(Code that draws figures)
·····

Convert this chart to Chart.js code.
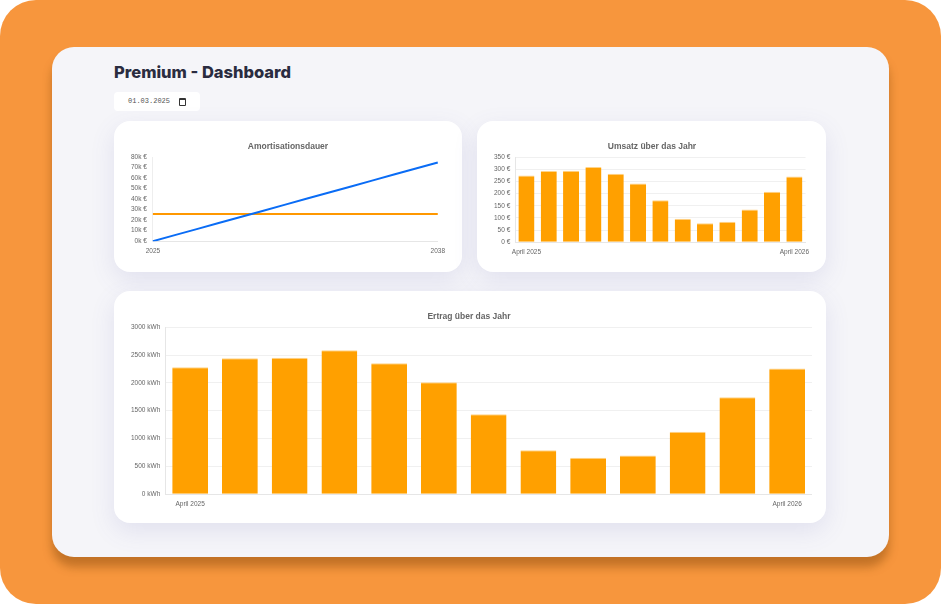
<!DOCTYPE html>
<html lang="de">
<head>
    <meta charset="UTF-8">
    <title>Premium - Dashboard</title>
    <script src="https://cdn.jsdelivr.net/npm/chart.js@4.4.1/dist/chart.umd.min.js"></script>
    <style>
        html, body {
            margin: 0;
            padding: 0;
            width: 941px;
            height: 604px;
            background: #ffffff;
            overflow: hidden;
        }
        .frame {
            position: absolute;
            left: 0; top: 0;
            width: 941px; height: 604px;
            border-radius: 36px;
            background: #f7963d;
        }
        .panel {
            position: absolute;
            left: 52px; top: 47px;
            width: 837px; height: 510px;
            border-radius: 22px;
            background: #f5f5f9;
            box-shadow: 0 10px 10px rgba(130, 70, 10, 0.45);
        }
        h1 {
            position: absolute;
            left: 114px; top: 62px;
            margin: 0;
            font-family: Inter, sans-serif;
            font-weight: 800;
            font-size: 16.5px;
            color: #2a2c40;
        }
        .date {
            position: absolute;
            left: 114px; top: 92px;
            width: 86px; height: 19px;
            background: #fff;
            border-radius: 4px;
            font-family: "Liberation Mono", monospace;
            font-size: 7px;
            color: #555;
            line-height: 19px;
        }
        .date span { position: absolute; left: 14px; }
        .date i {
            position: absolute;
            left: 65px; top: 6px;
            width: 5px; height: 5px;
            border: 1px solid #333;
            border-top-width: 2px;
            border-radius: 1px;
        }
        .card {
            position: absolute;
            background: #fff;
            border-radius: 16px;
            box-shadow: 0 8px 24px rgba(90, 90, 170, 0.13);
        }
        .box { position: absolute; }
    </style>
</head>
<body>
    <div class="frame"></div>
    <div class="panel"></div>
    <h1>Premium - Dashboard</h1>
    <div class="date"><span>01.03.2025</span><i></i></div>

    <div class="card" style="left:114px; top:121px; width:348px; height:151px;"></div>
    <div class="card" style="left:477px; top:121px; width:349px; height:151px;"></div>
    <div class="card" style="left:114px; top:291px; width:712px; height:232px;"></div>

    <div class="box" style="left:125px; top:130px; width:326px; height:131px;"><canvas id="amortChart"></canvas></div>
    <div class="box" style="left:489px; top:130px; width:326px; height:132px;"><canvas id="umsatzChart"></canvas></div>
    <div class="box" style="left:126px; top:300px; width:686px; height:214px;"><canvas id="ertragChart"></canvas></div>

    <script>
        // Amortisation
        const years = ["2025", "2026", "2027", "2028", "2029", "2030", "2031", "2032", "2033", "2034", "2035", "2036", "2037", "2038"];
        const ersparnis = [0, 5800, 11500, 17300, 23100, 28800, 34600, 40400, 46200, 51900, 57700, 63500, 69200, 75000];
        const investition = [26000, 26000, 26000, 26000, 26000, 26000, 26000, 26000, 26000, 26000, 26000, 26000, 26000, 26000];

        // Monate April 2025 - April 2026
        const months = ["April 2025", "Mai 2025", "Juni 2025", "Juli 2025", "August 2025", "September 2025", "Oktober 2025",
            "November 2025", "Dezember 2025", "Januar 2026", "Februar 2026", "März 2026", "April 2026"];
        const umsatz = [275, 293, 294, 310, 282, 242, 173, 97, 78, 84, 135, 208, 271];
        const ertrag = [2281, 2443, 2449, 2587, 2353, 2012, 1437, 790, 653, 695, 1120, 1743, 2257];

        Chart.defaults.font.family = "Arial, 'Liberation Sans', sans-serif";
        Chart.defaults.color = "#666";

        const firstLast = function (value, index, ticks) {
            return (index === 0 || index === ticks.length - 1) ? this.getLabelForValue(value) : "";
        };

        function titleOpts(text) {
            return {
                display: true,
                text: text,
                font: { size: 8.5, weight: "bold" },
                padding: { top: 12, bottom: 5 }
            };
        }

        const xAxis = {
            grid: { display: false, drawTicks: false },
            border: { color: "#e6e6e6" },
            ticks: { font: { size: 6.5 }, padding: 6, autoSkip: false, maxRotation: 0, callback: firstLast }
        };

        new Chart(document.getElementById("amortChart"), {
            type: "line",
            data: {
                labels: years,
                datasets: [{
                    data: ersparnis,
                    borderColor: "#0a6cf5",
                    borderWidth: 2,
                    pointRadius: 0,
                    fill: false
                }, {
                    data: investition,
                    borderColor: "#ff9800",
                    borderWidth: 2,
                    pointRadius: 0,
                    fill: false
                }]
            },
            options: {
                responsive: true,
                maintainAspectRatio: false,
                animation: false,
                plugins: {
                    legend: { display: false },
                    title: titleOpts("Amortisationsdauer"),
                    tooltip: { enabled: false }
                },
                scales: {
                    x: xAxis,
                    y: {
                        min: 0,
                        max: 80000,
                        grid: { display: false, drawTicks: false },
                        border: { color: "#eee" },
                        ticks: {
                            stepSize: 10000,
                            autoSkip: false,
                            padding: 6,
                            font: { size: 6.5 },
                            callback: v => (v / 1000) + "k €"
                        }
                    }
                }
            }
        });

        function barChart(id, title, values, max, step, unit) {
            new Chart(document.getElementById(id), {
                type: "bar",
                data: {
                    labels: months,
                    datasets: [{
                        data: values,
                        backgroundColor: "#ffa000",
                        borderColor: "#ffd48a",
                        borderWidth: { top: 1, left: 0, right: 0, bottom: 0 }
                    }]
                },
                options: {
                    responsive: true,
                    maintainAspectRatio: false,
                    animation: false,
                    plugins: {
                        legend: { display: false },
                        title: titleOpts(title),
                        tooltip: { enabled: false }
                    },
                    scales: {
                        x: xAxis,
                        y: {
                            min: 0,
                            max: max,
                            grid: { color: "#f0f0f0", drawTicks: false },
                            border: { color: "#e6e6e6" },
                            ticks: {
                                stepSize: step,
                                autoSkip: false,
                                padding: 5,
                                font: { size: 6.5 },
                                callback: v => v + " " + unit
                            }
                        }
                    }
                }
            });
        }

        barChart("umsatzChart", "Umsatz über das Jahr", umsatz, 350, 50, "€");
        barChart("ertragChart", "Ertrag über das Jahr", ertrag, 3000, 500, "kWh");
    </script>
</body>
</html>
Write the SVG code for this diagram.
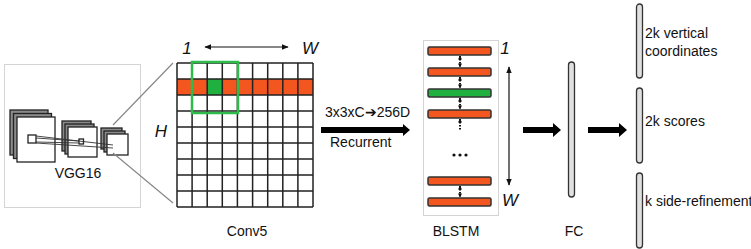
<svg xmlns="http://www.w3.org/2000/svg" width="751" height="249" viewBox="0 0 751 249">
<defs>
<style>
.t{font-family:"Liberation Sans",Arial,sans-serif;font-size:14px;fill:#111}
.it{font-family:"Liberation Sans",Arial,sans-serif;font-size:17px;font-style:italic;fill:#111}
.frame{fill:#fff;stroke:#d4d4d4;stroke-width:1}
.lay{fill:#fff;stroke:#222;stroke-width:1.3}
.layb{fill:#8a8a8a;stroke:#222;stroke-width:1.3}
.grid{stroke:#222;stroke-width:1.5;fill:none}
.bar{stroke:#333;stroke-width:1.5}
.or{fill:#f4561f}
.gr{fill:#1fb03f}
.fc{fill:#e0e0e0;stroke:#333;stroke-width:1.3}
.thin{stroke:#111;stroke-width:1.2;fill:none}
.dot{stroke:#111;stroke-width:2;stroke-dasharray:1.5 1.5;fill:none}
</style>
<marker id="ah" viewBox="0 0 10 10" refX="9" refY="5" markerWidth="7" markerHeight="7" orient="auto-start-reverse" markerUnits="userSpaceOnUse">
<path d="M0,1 L10,5 L0,9 z" fill="#111"/>
</marker>
<marker id="sh" viewBox="0 0 10 10" refX="9" refY="5" markerWidth="4" markerHeight="4" orient="auto-start-reverse" markerUnits="userSpaceOnUse">
<path d="M0,0 L10,5 L0,10 z" fill="#111"/>
</marker>
</defs>
<rect width="751" height="249" fill="#fff"/>

<g id="vgg16">
<rect class="frame" x="4.5" y="64.5" width="136" height="143"/>
<rect class="layb" x="10" y="110" width="38" height="45"/>
<rect class="layb" x="13.5" y="113.5" width="38" height="45"/>
<rect class="lay" x="17" y="117" width="38" height="45"/>
<rect class="lay" x="28" y="135" width="8" height="8"/>
<rect class="layb" x="62" y="121" width="29" height="30"/>
<rect class="layb" x="65" y="124" width="29" height="30"/>
<rect class="lay" x="68" y="127" width="29" height="30"/>
<rect class="lay" x="79" y="139" width="4.5" height="5"/>
<rect class="layb" x="101" y="128" width="21" height="21"/>
<rect class="layb" x="104" y="131" width="21" height="21"/>
<rect class="lay" x="107" y="134" width="21" height="21"/>
<path d="M36,136 L113,145 M36,143 L113,148 M36,138 L79,141 M36,142 L79,143" stroke="#333" stroke-width="0.9" fill="none"/>
<text class="t" x="78" y="178" text-anchor="middle">VGG16</text>
</g>

<g id="conv5">
<path d="M113,125 L173,63 M113,153 L173,203" stroke="#888" stroke-width="1.2" fill="none"/>
<rect x="177" y="79" width="136" height="16" class="or"/>
<rect x="207.2" y="79" width="15.1" height="16" class="gr"/>
<path class="grid" d="M177,63 H313 M177,79 H313 M177,95 H313 M177,111 H313 M177,127 H313 M177,143 H313 M177,159 H313 M177,175 H313 M177,191 H313 M177,207 H313 M177,63 V207 M192.1,63 V207 M207.2,63 V207 M222.3,63 V207 M237.4,63 V207 M252.6,63 V207 M267.7,63 V207 M282.8,63 V207 M297.9,63 V207 M313,63 V207"/>
<rect x="192" y="62" width="46" height="51" fill="none" stroke="#2dbb4a" stroke-width="2.5"/>
<text class="it" x="187" y="54" text-anchor="middle">1</text>
<text class="it" x="310" y="54" text-anchor="middle">W</text>
<text class="it" x="161" y="137" text-anchor="middle">H</text>
<text class="t" x="247" y="236" text-anchor="middle">Conv5</text>
</g>

<g id="blstm">
<rect class="frame" x="423.5" y="40.5" width="75" height="175"/>
<rect class="bar or" x="428" y="47" width="63" height="8" rx="1.5"/>
<rect class="bar or" x="428" y="68" width="63" height="8" rx="1.5"/>
<rect class="bar gr" x="428" y="89" width="63" height="8" rx="1.5"/>
<rect class="bar or" x="428" y="110" width="63" height="8" rx="1.5"/>
<rect class="bar or" x="428" y="177" width="63" height="8" rx="1.5"/>
<rect class="bar or" x="428" y="198" width="63" height="8" rx="1.5"/>
<circle cx="454" cy="155" r="1.6" fill="#111"/>
<circle cx="460" cy="155" r="1.6" fill="#111"/>
<circle cx="466" cy="155" r="1.6" fill="#111"/>
<text class="it" x="505" y="54" text-anchor="middle">1</text>
<text class="it" x="510" y="206" text-anchor="middle">W</text>
<text class="t" x="456" y="236" text-anchor="middle">BLSTM</text>
</g>

<g id="fc">
<rect class="fc" x="568.5" y="62" width="6" height="135" rx="3"/>
<text class="t" x="574" y="236" text-anchor="middle">FC</text>
</g>

<g id="out-vertical">
<rect class="fc" x="636.5" y="4" width="6" height="74" rx="3"/>
<text class="t" x="645" y="38">2k vertical</text>
<text class="t" x="645" y="56">coordinates</text>
</g>
<g id="out-scores">
<rect class="fc" x="636.5" y="88" width="6" height="75" rx="3"/>
<text class="t" x="645" y="126">2k scores</text>
</g>
<g id="out-side">
<rect class="fc" x="636.5" y="173" width="6" height="75" rx="3"/>
<text class="t" x="645" y="206">k side-refinement</text>
</g>

<g id="connectors">
<line class="thin" x1="205" y1="47" x2="288" y2="47" marker-start="url(#ah)" marker-end="url(#ah)"/>
<line class="thin" x1="509" y1="67" x2="509" y2="185" marker-start="url(#ah)" marker-end="url(#ah)"/>
<line class="dot" x1="460" y1="56" x2="460" y2="67" marker-start="url(#sh)" marker-end="url(#sh)"/>
<line class="dot" x1="460" y1="77" x2="460" y2="88" marker-start="url(#sh)" marker-end="url(#sh)"/>
<line class="dot" x1="460" y1="98" x2="460" y2="109" marker-start="url(#sh)" marker-end="url(#sh)"/>
<line class="dot" x1="460" y1="119" x2="460" y2="131" marker-start="url(#sh)"/>
<line class="dot" x1="460" y1="186" x2="460" y2="197" marker-start="url(#sh)" marker-end="url(#sh)"/>
<path d="M321,127 H403 V124 L410,130 L403,136 V133 H321 z" fill="#000"/>
<text class="t" x="325" y="117">3x3xC➔256D</text>
<text class="t" x="330" y="147">Recurrent</text>
<path d="M523,127 H553 V123 L561,130 L553,137 V133 H523 z" fill="#000"/>
<path d="M588,127 H619 V123 L627,130 L619,137 V133 H588 z" fill="#000"/>
</g>
</svg>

·····

Report how many lines hold the string "this", giving the number and nothing else.

3